STATED TASK:
Return precisely the span of lines from the top of the material below to the line containing "import plotly.graph_objects as go", both included. Pictures are excluded.

DATASET ROWS:
..............................

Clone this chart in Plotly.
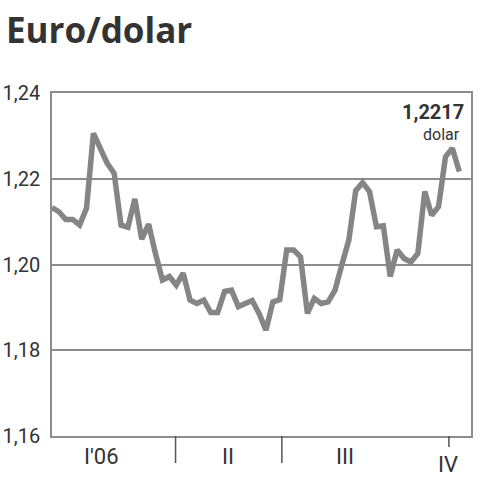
import plotly.graph_objects as go

# Euro/dollar rate, evenly spaced observations
rate = [1.2133, 1.2123, 1.2105, 1.2105, 1.2092, 1.2131, 1.2306, 1.2267, 1.2236, 1.2213,
        1.2092, 1.2087, 1.2153, 1.2059, 1.2094, 1.2025, 1.1964, 1.1972, 1.1952, 1.1980,
        1.1917, 1.1909, 1.1917, 1.1888, 1.1888, 1.1937, 1.1940, 1.1902, 1.1908, 1.1916,
        1.1886, 1.1847, 1.1913, 1.1918, 1.2034, 1.2034, 1.2018, 1.1886, 1.1921, 1.1909,
        1.1913, 1.1940, 1.2000, 1.2057, 1.2172, 1.2191, 1.2170, 1.2088, 1.2090, 1.1972,
        1.2034, 1.2014, 1.2006, 1.2026, 1.2170, 1.2115, 1.2135, 1.2251, 1.2271, 1.2217]
obs = list(range(len(rate)))

# quarter boundaries (in observation units) and label positions
quarter_bounds = [17.9, 33.3]
quarter_bound_short = [57.5]
quarter_labels = ["I'06", "II", "III", "IV"]
quarter_label_pos = [7.2, 25.5, 42.5, 57.4]

y_ticks = [1.16, 1.18, 1.20, 1.22, 1.24]
y_tick_text = ["1,16", "1,18", "1,20", "1,22", "1,24"]

last_label = "1,2217"
unit_label = "dolar"

TXT = "#333333"
GRID = "#8c8c8c"
FONT = "Roboto"

fig = go.Figure()
fig.add_trace(go.Scatter(x=obs, y=rate, mode="lines",
                         line=dict(color="#858585", width=5.5),
                         hoverinfo="skip", showlegend=False))

plot_h = 480 - 93 - 44
shapes = []
for b in quarter_bounds:
    shapes.append(dict(type="line", xref="x", yref="paper", x0=b, x1=b,
                       y0=0, y1=-27 / plot_h, line=dict(color="#555555", width=1.5)))
for b in quarter_bound_short:
    shapes.append(dict(type="line", xref="x", yref="paper", x0=b, x1=b,
                       y0=0, y1=-11 / plot_h, line=dict(color="#555555", width=1.5)))

annotations = []
for lab, pos in zip(quarter_labels, quarter_label_pos):
    yp = 464 if lab == "IV" else 456
    annotations.append(dict(text=lab, x=pos, xref="x", y=(436 - yp) / plot_h, yref="paper",
                            showarrow=False, xanchor="center", yanchor="middle",
                            font=dict(family=FONT, size=22, color=TXT)))
annotations.append(dict(text="<b>" + last_label + "</b>", x=1 - 5 / 419, xref="paper",
                        y=(436 - 112) / plot_h, yref="paper", showarrow=False,
                        xanchor="right", yanchor="middle",
                        font=dict(family=FONT, size=20, color=TXT)))
annotations.append(dict(text=unit_label, x=1 - 9 / 419, xref="paper",
                        y=(436 - 134) / plot_h, yref="paper", showarrow=False,
                        xanchor="right", yanchor="middle",
                        font=dict(family=FONT, size=16, color=TXT)))

fig.update_layout(
    width=480, height=480,
    margin=dict(l=52, r=9, t=93, b=44, autoexpand=False),
    paper_bgcolor="white", plot_bgcolor="white",
    title=dict(text="<b>Euro/dolar</b>", xref="container", yref="container",
               x=6 / 480, y=1 - 31 / 480, xanchor="left", yanchor="middle",
               font=dict(family="Open Sans", size=35, color=TXT)),
    xaxis=dict(range=[0, 60.7], showgrid=False, zeroline=False, showticklabels=False,
               ticks="", showline=True, mirror=True, linecolor=GRID, linewidth=1.5,
               fixedrange=True, automargin=False),
    yaxis=dict(range=[1.16, 1.24], tickvals=y_ticks, ticktext=y_tick_text,
               showgrid=True, gridcolor=GRID, gridwidth=1.5, zeroline=False,
               showline=True, mirror=True, linecolor=GRID, linewidth=1.5,
               ticks="", ticklabelstandoff=6, automargin=False,
               tickfont=dict(family=FONT, size=20, color=TXT), fixedrange=True),
    shapes=shapes, annotations=annotations,
)

fig.write_html("out.html", config={"displayModeBar": False},
               post_script="document.body.style.margin='0';")
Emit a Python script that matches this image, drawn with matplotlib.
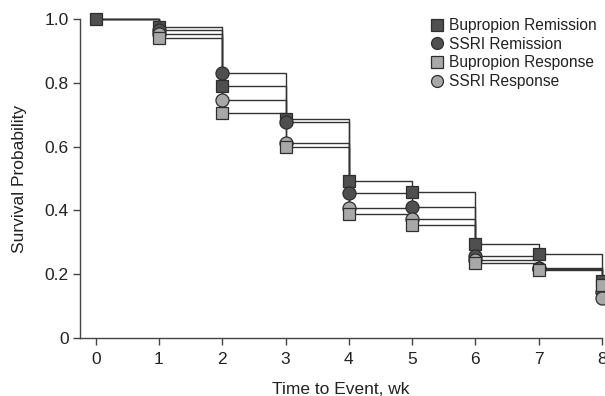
import matplotlib
matplotlib.use("Agg")
import matplotlib.pyplot as plt
from matplotlib.lines import Line2D

plt.rcParams['font.family'] = ['Liberation Sans', 'DejaVu Sans']

weeks = [0, 1, 2, 3, 4, 5, 6, 7, 8]
bup_remission = [1.0, 0.975, 0.790, 0.685, 0.492, 0.457, 0.294, 0.264, 0.180]
ssri_remission = [1.0, 0.966, 0.832, 0.676, 0.455, 0.412, 0.258, 0.218, 0.145]
ssri_response = [1.0, 0.952, 0.745, 0.612, 0.408, 0.374, 0.244, 0.216, 0.124]
bup_response = [1.0, 0.940, 0.706, 0.600, 0.390, 0.355, 0.234, 0.212, 0.165]

labels = ["Bupropion Remission", "SSRI Remission", "Bupropion Response", "SSRI Response"]
xticks = [0, 1, 2, 3, 4, 5, 6, 7, 8]
yticks = [0, 0.2, 0.4, 0.6, 0.8, 1.0]
yticklabels = ["0", "0.2", "0.4", "0.6", "0.8", "1.0"]

dark = '#4f4f4f'
light = '#a8a8a8'
edge = '#2e2e2e'
linec = '#333333'
sq_ms = 8.8
ci_ms = 9.4

# (values, marker, fill, size, first index with a marker)
series = [
    (bup_remission, 's', dark, sq_ms, 0),
    (ssri_remission, 'o', dark, ci_ms, 1),
    (ssri_response, 'o', light, ci_ms, 1),
    (bup_response, 's', light, sq_ms, 1),
]

fig = plt.figure(figsize=(6.05, 3.96), dpi=100)
ax = fig.add_axes([80/605, (396-338)/396, (602-80)/605, (338-19)/396])

for vals, m, c, ms, i0 in series:
    ax.plot(weeks, vals, drawstyle='steps-post', color=linec, lw=1.0, zorder=2, clip_on=False)
for vals, m, c, ms, i0 in series:
    ax.plot(weeks[i0:], vals[i0:], ls='none', marker=m, ms=ms, mfc=c, mec=edge, mew=0.9,
            zorder=3, clip_on=False)

ax.set_xlim(-0.248, 8)
ax.set_ylim(0, 1.0)
ax.set_xticks(xticks)
ax.set_yticks(yticks)
ax.set_yticklabels(yticklabels)
for s in ['top', 'right']:
    ax.spines[s].set_visible(False)
for s in ['left', 'bottom']:
    ax.spines[s].set_color('#444444')
    ax.spines[s].set_linewidth(1.0)
ax.tick_params(axis='both', direction='out', length=5, width=1.0, color='#444444',
               labelsize=12.5, labelcolor='#222222')
ax.tick_params(axis='x', pad=5)
ax.tick_params(axis='y', pad=3)
ax.set_xlabel("Time to Event, wk", fontsize=12.5, color='#222222', labelpad=11)
ax.set_ylabel("Survival Probability", fontsize=12.5, color='#222222', labelpad=13)

handles = [
    Line2D([], [], ls='none', marker='s', ms=8, mfc=dark, mec=edge, mew=0.9),
    Line2D([], [], ls='none', marker='o', ms=8.6, mfc=dark, mec=edge, mew=0.9),
    Line2D([], [], ls='none', marker='s', ms=8, mfc=light, mec=edge, mew=0.9),
    Line2D([], [], ls='none', marker='o', ms=8.6, mfc=light, mec=edge, mew=0.9),
]
leg = fig.legend(handles, labels, loc='upper left', bbox_to_anchor=(432/605, 1 - 18/396),
                 frameon=False, fontsize=11.2, handlelength=0.6, handletextpad=0.5,
                 labelspacing=0.24, borderpad=0, borderaxespad=0)
for t in leg.get_texts():
    t.set_color('#222222')

fig.savefig("out.png", dpi=100)
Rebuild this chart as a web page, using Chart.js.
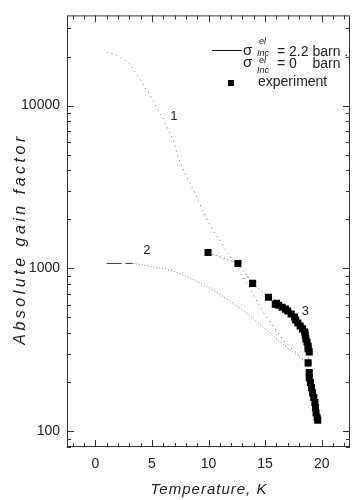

..............................

FINAL RESULT:
Clone this chart in Plotly.
import plotly.graph_objects as go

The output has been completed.